- **Exercise directions**
Pictures are not part of the copy. Retype the lines from the first one through the line that contains "const yLabelFmt = v".
## START
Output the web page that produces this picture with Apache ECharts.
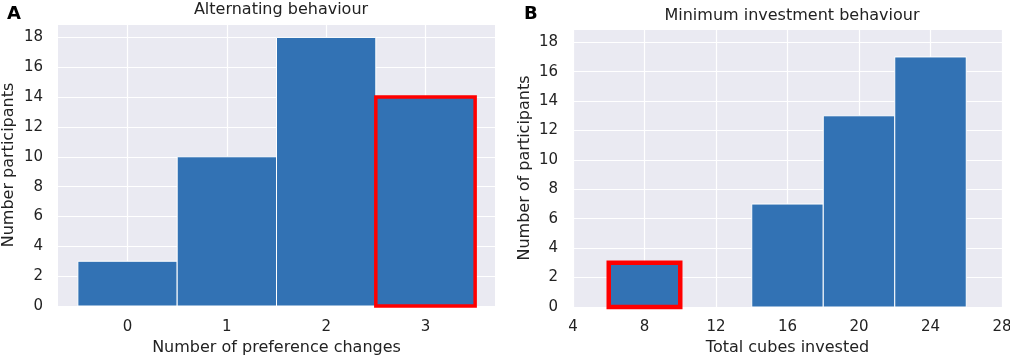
<!DOCTYPE html>
<html>
<head>
<meta charset="utf-8">
<script src="https://cdn.jsdelivr.net/npm/echarts@6/dist/echarts.min.js"></script>
<style>
html,body{margin:0;padding:0;background:#fff;}
#c{width:1010px;height:356px;}
</style>
</head>
<body>
<div id="c"></div>
<script>
// Panel A: alternating behaviour
const aBinEdges = [-0.5, 0.5, 1.5, 2.5, 3.5];
const aCounts = [3, 10, 18, 14];
const aTicks = [0, 1, 2, 3];
const aHighlight = [3];

// Panel B: minimum investment behaviour
const bBinEdges = [6, 10, 14, 18, 22, 26];
const bCounts = [3, 0, 7, 13, 17];
const bHighlight = [0];

const yTicks = [0, 2, 4, 6, 8, 10, 12, 14, 16, 18];

const FONT = 'DejaVu Sans';
const TXT = '#222222';
const BAR = '#3272B4';

function histData(edges, counts) {
  return counts.map((c, i) => [edges[i], edges[i + 1], c, i]);
}

function makeRender(highlight, redWidth) {
  return function (params, api) {
    const x0 = api.value(0), x1 = api.value(1), h = api.value(2), idx = api.value(3);
    if (h <= 0) return null;
    const p0 = api.coord([x0, h]);
    const p1 = api.coord([x1, 0]);
    const rect = { x: p0[0], y: p0[1], width: p1[0] - p0[0], height: p1[1] - p0[1] };
    const hl = highlight.indexOf(idx) >= 0;
    return {
      type: 'rect',
      shape: rect,
      style: hl
        ? { fill: BAR, stroke: '#FF0000', lineWidth: redWidth }
        : { fill: BAR, stroke: '#FFFFFF', lineWidth: 1 }
    };
  };
}

const yLabelFmt = v => (Number.isInteger(v) && v % 2 === 0) ? String(v) : '';

const chart = echarts.init(document.getElementById('c'));
chart.setOption({
  animation: false,
  backgroundColor: '#FFFFFF',
  textStyle: { fontFamily: FONT },
  title: [
    { text: 'A', left: 2, top: 0, textStyle: { fontFamily: FONT, fontWeight: 'bold', fontSize: 18, color: '#000' } },
    { text: 'B', left: 519, top: 0, textStyle: { fontFamily: FONT, fontWeight: 'bold', fontSize: 18, color: '#000' } },
    { text: 'Alternating behaviour', left: 276, textAlign: 'center', top: -3, textStyle: { fontFamily: FONT, fontWeight: 'normal', fontSize: 16, color: TXT } },
    { text: 'Minimum investment behaviour', left: 787, textAlign: 'center', top: 3, textStyle: { fontFamily: FONT, fontWeight: 'normal', fontSize: 16, color: TXT } }
  ],
  grid: [
    { left: 58, right: 515, top: 24, bottom: 50, show: true, backgroundColor: '#EAEAF2', borderWidth: 0, containLabel: false, outerBoundsMode: 'none' },
    { left: 573, right: 8, top: 29, bottom: 49, show: true, backgroundColor: '#EAEAF2', borderWidth: 0, containLabel: false, outerBoundsMode: 'none' }
  ],
  xAxis: [
    {
      type: 'value', gridIndex: 0, min: -0.7, max: 3.7,
      name: 'Number of preference changes', nameLocation: 'middle', nameGap: 33,
      nameTextStyle: { fontFamily: FONT, fontSize: 16, color: TXT },
      axisLine: { show: false }, axisTick: { show: false, customValues: aTicks },
      axisLabel: { customValues: aTicks, fontFamily: FONT, fontSize: 15, color: TXT, margin: 14 },
      splitLine: { show: true, lineStyle: { color: '#FFFFFF', width: 1.2 } }
    },
    {
      type: 'value', gridIndex: 1, min: 4, max: 28, interval: 4,
      name: 'Total cubes invested', nameLocation: 'middle', nameGap: 32,
      nameTextStyle: { fontFamily: FONT, fontSize: 16, color: TXT },
      axisLine: { show: false }, axisTick: { show: false },
      axisLabel: { fontFamily: FONT, fontSize: 15, color: TXT, margin: 13, showMinLabel: true, showMaxLabel: true },
      splitLine: { show: true, lineStyle: { color: '#FFFFFF', width: 1.2 } }
    }
  ],
  yAxis: [
    {
      type: 'value', gridIndex: 0, min: 0, max: 18.9, interval: 2,
      name: 'Number participants', nameLocation: 'middle', nameGap: 41,
      nameTextStyle: { fontFamily: FONT, fontSize: 16, color: TXT },
      axisLine: { show: false }, axisTick: { show: false },
      axisLabel: { fontFamily: FONT, fontSize: 15, color: TXT, margin: 15, formatter: yLabelFmt },
      splitLine: { show: true, lineStyle: { color: '#FFFFFF', width: 1.2 } }
    },
    {
      type: 'value', gridIndex: 1, min: 0, max: 18.9, interval: 2,
      name: 'Number of participants', nameLocation: 'middle', nameGap: 40,
      nameTextStyle: { fontFamily: FONT, fontSize: 16, color: TXT },
      axisLine: { show: false }, axisTick: { show: false },
      axisLabel: { fontFamily: FONT, fontSize: 15, color: TXT, margin: 15, formatter: yLabelFmt },
      splitLine: { show: true, lineStyle: { color: '#FFFFFF', width: 1.2 } }
    }
  ],
  series: [
    {
      type: 'custom', xAxisIndex: 0, yAxisIndex: 0, z: 3,
      renderItem: makeRender(aHighlight, 3.5),
      encode: { x: [0, 1], y: 2 },
      data: histData(aBinEdges, aCounts)
    },
    {
      type: 'custom', xAxisIndex: 1, yAxisIndex: 1, z: 3,
      renderItem: makeRender(bHighlight, 4.5),
      encode: { x: [0, 1], y: 2 },
      data: histData(bBinEdges, bCounts)
    }
  ]
});
</script>
</body>
</html>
## END
- **In response**
Output the web page that produces this picture with Apache ECharts.
<!DOCTYPE html>
<html>
<head>
<meta charset="utf-8">
<script src="https://cdn.jsdelivr.net/npm/echarts@6/dist/echarts.min.js"></script>
<style>
html,body{margin:0;padding:0;background:#fff;}
#c{width:1010px;height:356px;}
</style>
</head>
<body>
<div id="c"></div>
<script>
// Panel A: alternating behaviour
const aBinEdges = [-0.5, 0.5, 1.5, 2.5, 3.5];
const aCounts = [3, 10, 18, 14];
const aTicks = [0, 1, 2, 3];
const aHighlight = [3];

// Panel B: minimum investment behaviour
const bBinEdges = [6, 10, 14, 18, 22, 26];
const bCounts = [3, 0, 7, 13, 17];
const bHighlight = [0];

const yTicks = [0, 2, 4, 6, 8, 10, 12, 14, 16, 18];

const FONT = 'DejaVu Sans';
const TXT = '#222222';
const BAR = '#3272B4';

function histData(edges, counts) {
  return counts.map((c, i) => [edges[i], edges[i + 1], c, i]);
}

function makeRender(highlight, redWidth) {
  return function (params, api) {
    const x0 = api.value(0), x1 = api.value(1), h = api.value(2), idx = api.value(3);
    if (h <= 0) return null;
    const p0 = api.coord([x0, h]);
    const p1 = api.coord([x1, 0]);
    const rect = { x: p0[0], y: p0[1], width: p1[0] - p0[0], height: p1[1] - p0[1] };
    const hl = highlight.indexOf(idx) >= 0;
    return {
      type: 'rect',
      shape: rect,
      style: hl
        ? { fill: BAR, stroke: '#FF0000', lineWidth: redWidth }
        : { fill: BAR, stroke: '#FFFFFF', lineWidth: 1 }
    };
  };
}

const yLabelFmt = v => (Number.isInteger(v) && v % 2 === 0) ? String(v) : '';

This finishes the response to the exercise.